▶ _PROVIDED ENTRIES_:
#####

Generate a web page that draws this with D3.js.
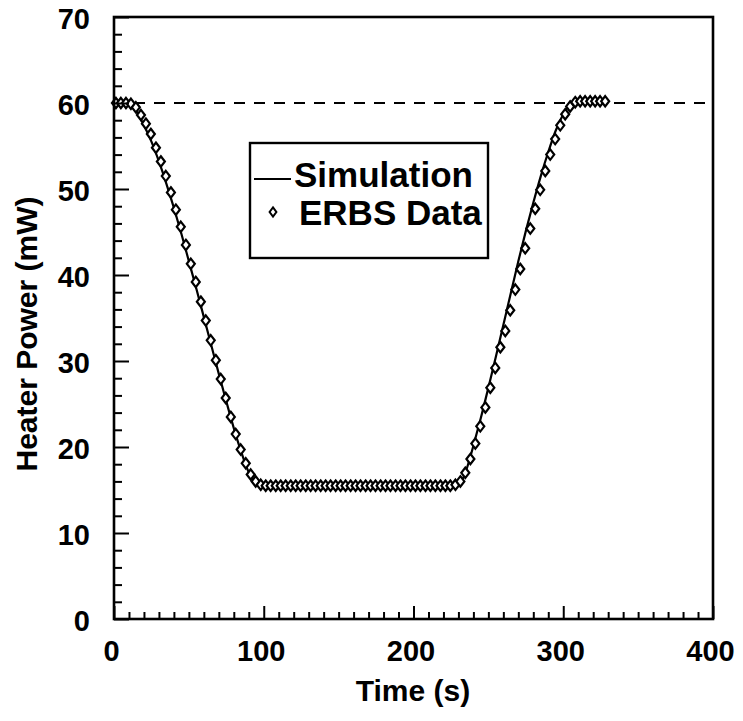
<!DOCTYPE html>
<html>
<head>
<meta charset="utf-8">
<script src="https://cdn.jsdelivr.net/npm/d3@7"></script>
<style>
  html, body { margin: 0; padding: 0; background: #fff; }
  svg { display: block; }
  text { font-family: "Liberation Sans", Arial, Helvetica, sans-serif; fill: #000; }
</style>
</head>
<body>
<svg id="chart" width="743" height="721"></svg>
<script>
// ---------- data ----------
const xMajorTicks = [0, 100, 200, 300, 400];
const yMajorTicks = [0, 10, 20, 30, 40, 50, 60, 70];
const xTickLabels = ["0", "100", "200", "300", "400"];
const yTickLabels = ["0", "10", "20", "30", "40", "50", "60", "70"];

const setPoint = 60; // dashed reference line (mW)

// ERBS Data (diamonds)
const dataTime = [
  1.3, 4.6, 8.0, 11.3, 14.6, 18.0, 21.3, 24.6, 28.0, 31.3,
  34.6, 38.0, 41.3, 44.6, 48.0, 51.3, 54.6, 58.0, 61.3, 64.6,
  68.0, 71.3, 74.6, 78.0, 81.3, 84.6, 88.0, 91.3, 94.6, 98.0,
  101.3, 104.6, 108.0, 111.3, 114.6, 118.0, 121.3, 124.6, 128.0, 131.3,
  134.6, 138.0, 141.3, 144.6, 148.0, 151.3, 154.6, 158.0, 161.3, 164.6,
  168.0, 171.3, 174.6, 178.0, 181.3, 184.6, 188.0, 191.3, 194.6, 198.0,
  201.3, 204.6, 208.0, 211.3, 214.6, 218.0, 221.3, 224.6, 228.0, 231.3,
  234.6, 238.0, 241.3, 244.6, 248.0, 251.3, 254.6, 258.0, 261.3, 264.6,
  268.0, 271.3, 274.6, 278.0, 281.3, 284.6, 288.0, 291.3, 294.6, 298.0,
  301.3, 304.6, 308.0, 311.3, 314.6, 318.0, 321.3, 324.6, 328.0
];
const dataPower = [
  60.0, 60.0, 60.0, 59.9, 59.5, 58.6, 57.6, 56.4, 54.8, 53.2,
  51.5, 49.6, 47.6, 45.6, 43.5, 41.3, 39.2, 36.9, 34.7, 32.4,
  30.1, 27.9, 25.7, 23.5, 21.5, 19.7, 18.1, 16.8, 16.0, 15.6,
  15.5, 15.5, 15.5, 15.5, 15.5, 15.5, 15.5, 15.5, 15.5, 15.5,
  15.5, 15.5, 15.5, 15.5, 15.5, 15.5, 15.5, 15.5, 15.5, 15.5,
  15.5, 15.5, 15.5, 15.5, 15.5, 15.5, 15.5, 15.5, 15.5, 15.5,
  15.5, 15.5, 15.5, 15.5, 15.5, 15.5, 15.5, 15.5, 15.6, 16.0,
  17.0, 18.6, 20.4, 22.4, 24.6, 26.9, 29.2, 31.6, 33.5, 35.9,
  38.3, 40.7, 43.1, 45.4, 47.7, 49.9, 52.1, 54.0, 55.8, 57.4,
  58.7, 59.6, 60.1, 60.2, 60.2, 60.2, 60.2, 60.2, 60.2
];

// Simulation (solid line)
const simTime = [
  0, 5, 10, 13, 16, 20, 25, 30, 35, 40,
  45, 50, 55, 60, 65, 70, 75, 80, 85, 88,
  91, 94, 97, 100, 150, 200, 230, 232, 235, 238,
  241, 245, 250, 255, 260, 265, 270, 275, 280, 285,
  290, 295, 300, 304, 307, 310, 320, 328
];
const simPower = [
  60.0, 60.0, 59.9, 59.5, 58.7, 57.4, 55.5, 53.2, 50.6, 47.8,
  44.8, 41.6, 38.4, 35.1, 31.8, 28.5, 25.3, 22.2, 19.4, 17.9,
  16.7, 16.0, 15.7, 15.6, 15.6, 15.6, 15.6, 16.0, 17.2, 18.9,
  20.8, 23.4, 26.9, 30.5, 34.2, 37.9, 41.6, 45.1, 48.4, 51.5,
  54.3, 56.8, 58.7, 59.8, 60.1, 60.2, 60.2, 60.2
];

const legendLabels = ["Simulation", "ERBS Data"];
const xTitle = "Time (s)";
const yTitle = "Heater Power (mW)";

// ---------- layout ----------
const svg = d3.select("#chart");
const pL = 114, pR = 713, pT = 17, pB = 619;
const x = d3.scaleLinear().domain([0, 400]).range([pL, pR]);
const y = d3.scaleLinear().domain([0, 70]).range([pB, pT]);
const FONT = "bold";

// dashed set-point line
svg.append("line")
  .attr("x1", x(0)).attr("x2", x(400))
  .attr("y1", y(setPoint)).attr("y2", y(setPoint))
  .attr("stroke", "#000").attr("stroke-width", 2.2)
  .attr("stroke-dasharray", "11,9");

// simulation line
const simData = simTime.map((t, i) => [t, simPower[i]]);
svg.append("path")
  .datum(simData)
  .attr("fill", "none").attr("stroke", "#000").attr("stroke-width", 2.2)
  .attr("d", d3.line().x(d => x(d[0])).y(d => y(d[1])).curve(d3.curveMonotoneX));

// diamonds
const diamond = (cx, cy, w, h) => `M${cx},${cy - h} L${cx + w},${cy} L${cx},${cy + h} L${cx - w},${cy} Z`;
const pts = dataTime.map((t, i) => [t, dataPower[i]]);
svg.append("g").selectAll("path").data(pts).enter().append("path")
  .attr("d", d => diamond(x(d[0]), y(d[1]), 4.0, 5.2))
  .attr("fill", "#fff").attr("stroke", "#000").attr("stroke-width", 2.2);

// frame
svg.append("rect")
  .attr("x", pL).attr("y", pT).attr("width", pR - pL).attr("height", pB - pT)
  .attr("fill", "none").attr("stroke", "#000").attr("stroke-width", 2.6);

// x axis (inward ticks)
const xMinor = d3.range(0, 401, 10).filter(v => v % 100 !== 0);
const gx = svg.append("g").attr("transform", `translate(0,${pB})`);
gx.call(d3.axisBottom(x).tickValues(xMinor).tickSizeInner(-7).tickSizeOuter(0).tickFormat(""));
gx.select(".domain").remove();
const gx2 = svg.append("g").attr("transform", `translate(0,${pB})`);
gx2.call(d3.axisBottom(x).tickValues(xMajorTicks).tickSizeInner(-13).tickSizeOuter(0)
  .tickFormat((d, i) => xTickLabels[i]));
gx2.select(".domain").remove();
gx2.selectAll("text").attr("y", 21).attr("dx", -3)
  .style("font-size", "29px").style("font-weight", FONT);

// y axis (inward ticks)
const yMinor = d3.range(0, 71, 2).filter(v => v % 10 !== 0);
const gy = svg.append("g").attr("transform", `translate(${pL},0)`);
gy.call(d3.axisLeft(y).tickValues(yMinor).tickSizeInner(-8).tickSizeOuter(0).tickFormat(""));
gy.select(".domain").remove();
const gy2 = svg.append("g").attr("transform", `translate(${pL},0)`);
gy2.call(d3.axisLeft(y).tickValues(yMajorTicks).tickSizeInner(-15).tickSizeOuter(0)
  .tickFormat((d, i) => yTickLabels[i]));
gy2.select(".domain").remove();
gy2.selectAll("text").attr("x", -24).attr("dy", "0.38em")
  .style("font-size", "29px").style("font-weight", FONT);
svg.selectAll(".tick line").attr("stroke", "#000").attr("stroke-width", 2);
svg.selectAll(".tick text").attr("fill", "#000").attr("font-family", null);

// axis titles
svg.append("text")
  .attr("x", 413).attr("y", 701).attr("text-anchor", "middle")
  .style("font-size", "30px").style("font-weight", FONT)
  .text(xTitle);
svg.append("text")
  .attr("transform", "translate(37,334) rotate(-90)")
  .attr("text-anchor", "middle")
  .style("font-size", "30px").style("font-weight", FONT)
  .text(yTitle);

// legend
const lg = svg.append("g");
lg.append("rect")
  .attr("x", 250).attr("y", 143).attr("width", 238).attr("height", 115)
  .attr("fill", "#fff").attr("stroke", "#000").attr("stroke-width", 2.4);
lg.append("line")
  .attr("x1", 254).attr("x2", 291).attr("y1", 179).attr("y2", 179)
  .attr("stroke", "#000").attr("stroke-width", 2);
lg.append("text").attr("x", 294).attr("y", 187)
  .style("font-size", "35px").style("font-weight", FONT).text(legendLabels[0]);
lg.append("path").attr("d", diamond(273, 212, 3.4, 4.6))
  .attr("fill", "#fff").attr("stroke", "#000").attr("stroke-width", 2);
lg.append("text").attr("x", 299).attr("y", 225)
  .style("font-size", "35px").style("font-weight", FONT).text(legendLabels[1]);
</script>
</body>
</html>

#####

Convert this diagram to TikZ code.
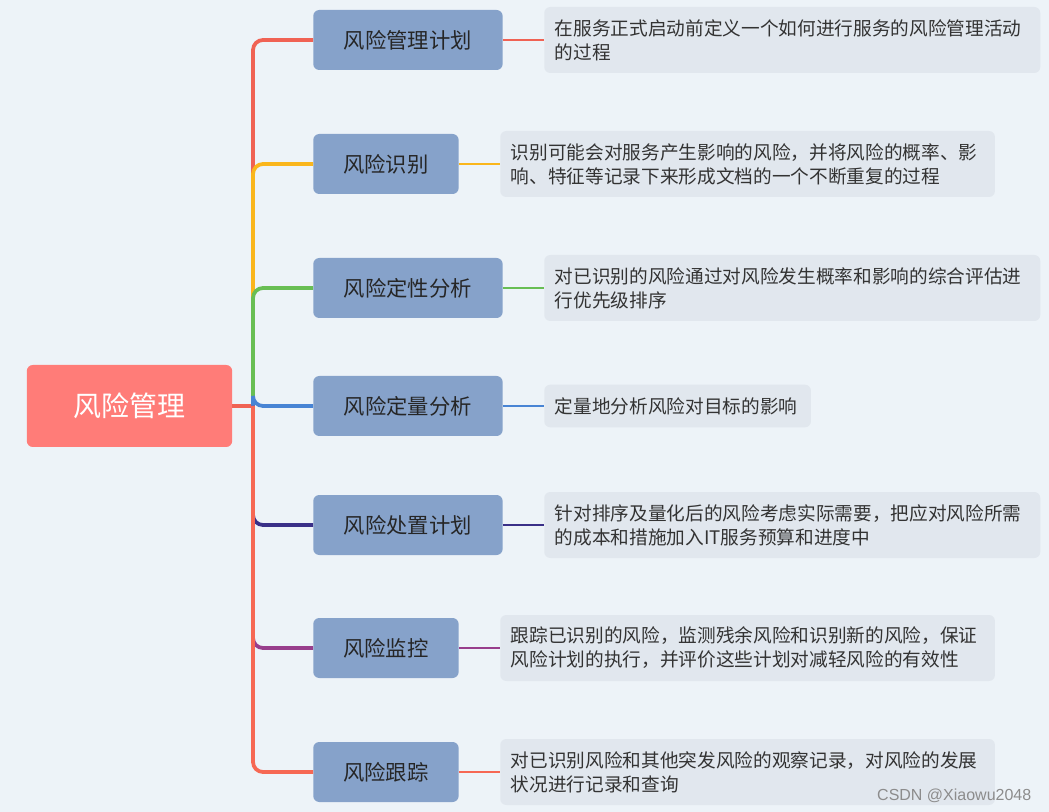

#####

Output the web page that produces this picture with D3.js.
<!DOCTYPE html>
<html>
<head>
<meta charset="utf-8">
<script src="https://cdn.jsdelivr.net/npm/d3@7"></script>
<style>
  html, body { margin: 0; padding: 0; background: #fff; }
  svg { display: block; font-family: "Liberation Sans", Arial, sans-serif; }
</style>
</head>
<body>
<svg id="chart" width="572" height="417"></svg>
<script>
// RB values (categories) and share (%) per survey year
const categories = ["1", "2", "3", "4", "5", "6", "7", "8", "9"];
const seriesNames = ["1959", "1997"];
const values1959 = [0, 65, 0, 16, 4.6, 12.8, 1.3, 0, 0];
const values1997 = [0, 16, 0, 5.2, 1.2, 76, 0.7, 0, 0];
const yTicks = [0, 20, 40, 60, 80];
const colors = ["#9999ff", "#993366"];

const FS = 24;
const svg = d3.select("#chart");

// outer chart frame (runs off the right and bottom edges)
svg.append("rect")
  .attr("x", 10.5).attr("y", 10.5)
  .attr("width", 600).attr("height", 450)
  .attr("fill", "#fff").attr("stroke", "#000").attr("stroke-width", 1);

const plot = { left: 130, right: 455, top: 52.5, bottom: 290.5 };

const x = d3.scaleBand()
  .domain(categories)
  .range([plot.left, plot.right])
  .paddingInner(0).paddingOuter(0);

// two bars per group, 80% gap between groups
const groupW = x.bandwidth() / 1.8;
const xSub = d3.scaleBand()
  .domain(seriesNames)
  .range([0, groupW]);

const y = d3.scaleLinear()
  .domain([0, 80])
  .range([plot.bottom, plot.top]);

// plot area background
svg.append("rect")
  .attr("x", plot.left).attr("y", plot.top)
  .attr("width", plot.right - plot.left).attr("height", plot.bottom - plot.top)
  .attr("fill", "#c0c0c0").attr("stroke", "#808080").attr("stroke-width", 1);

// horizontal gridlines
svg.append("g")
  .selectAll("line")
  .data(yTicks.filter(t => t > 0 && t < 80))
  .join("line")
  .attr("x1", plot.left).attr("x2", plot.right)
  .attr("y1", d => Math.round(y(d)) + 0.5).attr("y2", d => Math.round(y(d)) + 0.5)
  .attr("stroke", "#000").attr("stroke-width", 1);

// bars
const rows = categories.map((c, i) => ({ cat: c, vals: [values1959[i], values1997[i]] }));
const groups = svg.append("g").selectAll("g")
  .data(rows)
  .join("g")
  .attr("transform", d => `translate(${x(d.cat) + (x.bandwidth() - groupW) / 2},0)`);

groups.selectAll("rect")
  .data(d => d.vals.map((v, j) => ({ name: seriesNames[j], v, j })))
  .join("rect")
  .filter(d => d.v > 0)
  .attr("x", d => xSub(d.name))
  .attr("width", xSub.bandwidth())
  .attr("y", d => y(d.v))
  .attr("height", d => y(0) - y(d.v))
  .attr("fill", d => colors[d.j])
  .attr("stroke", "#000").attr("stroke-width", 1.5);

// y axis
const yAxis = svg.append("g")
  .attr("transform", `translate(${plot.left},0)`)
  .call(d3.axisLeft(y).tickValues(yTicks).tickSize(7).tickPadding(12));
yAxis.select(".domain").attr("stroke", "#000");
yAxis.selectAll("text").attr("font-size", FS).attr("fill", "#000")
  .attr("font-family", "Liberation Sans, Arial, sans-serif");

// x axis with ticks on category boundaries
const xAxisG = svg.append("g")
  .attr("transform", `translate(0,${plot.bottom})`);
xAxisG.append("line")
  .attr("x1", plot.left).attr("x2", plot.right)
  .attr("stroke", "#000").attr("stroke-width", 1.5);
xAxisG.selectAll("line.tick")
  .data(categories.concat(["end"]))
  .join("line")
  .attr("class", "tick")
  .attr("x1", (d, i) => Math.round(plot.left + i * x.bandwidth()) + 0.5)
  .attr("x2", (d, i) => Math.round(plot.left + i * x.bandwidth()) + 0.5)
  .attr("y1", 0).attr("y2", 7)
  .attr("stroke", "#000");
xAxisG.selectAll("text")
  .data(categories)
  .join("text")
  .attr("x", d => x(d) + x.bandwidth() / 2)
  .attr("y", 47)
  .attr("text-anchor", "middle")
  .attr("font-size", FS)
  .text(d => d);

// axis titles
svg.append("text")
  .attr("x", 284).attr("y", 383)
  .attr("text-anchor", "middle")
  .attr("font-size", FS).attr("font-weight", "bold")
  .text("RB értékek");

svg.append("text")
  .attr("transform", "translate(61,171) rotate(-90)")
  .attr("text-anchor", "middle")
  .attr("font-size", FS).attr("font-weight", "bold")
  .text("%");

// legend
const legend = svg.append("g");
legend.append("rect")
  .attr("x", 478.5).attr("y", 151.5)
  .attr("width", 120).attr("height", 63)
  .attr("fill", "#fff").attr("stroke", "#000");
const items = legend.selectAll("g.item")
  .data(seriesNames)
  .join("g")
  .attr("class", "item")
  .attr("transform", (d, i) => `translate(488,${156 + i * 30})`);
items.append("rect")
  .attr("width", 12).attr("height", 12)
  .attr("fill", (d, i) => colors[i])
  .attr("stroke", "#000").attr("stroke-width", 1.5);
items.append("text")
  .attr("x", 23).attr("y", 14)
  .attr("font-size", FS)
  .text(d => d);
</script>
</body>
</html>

#####

▶ _GIVEN EXERCISE_: Start at the line above containing "Generate a web" and stop at the line containing "const setPoint = 60;": print those lines and everything between them exactly, but not the pictures.

▶ _WRITTEN REPLY_:
Generate a web page that draws this with D3.js.
<!DOCTYPE html>
<html>
<head>
<meta charset="utf-8">
<script src="https://cdn.jsdelivr.net/npm/d3@7"></script>
<style>
  html, body { margin: 0; padding: 0; background: #fff; }
  svg { display: block; }
  text { font-family: "Liberation Sans", Arial, Helvetica, sans-serif; fill: #000; }
</style>
</head>
<body>
<svg id="chart" width="743" height="721"></svg>
<script>
// ---------- data ----------
const xMajorTicks = [0, 100, 200, 300, 400];
const yMajorTicks = [0, 10, 20, 30, 40, 50, 60, 70];
const xTickLabels = ["0", "100", "200", "300", "400"];
const yTickLabels = ["0", "10", "20", "30", "40", "50", "60", "70"];

const setPoint = 60; // dashed reference line (mW)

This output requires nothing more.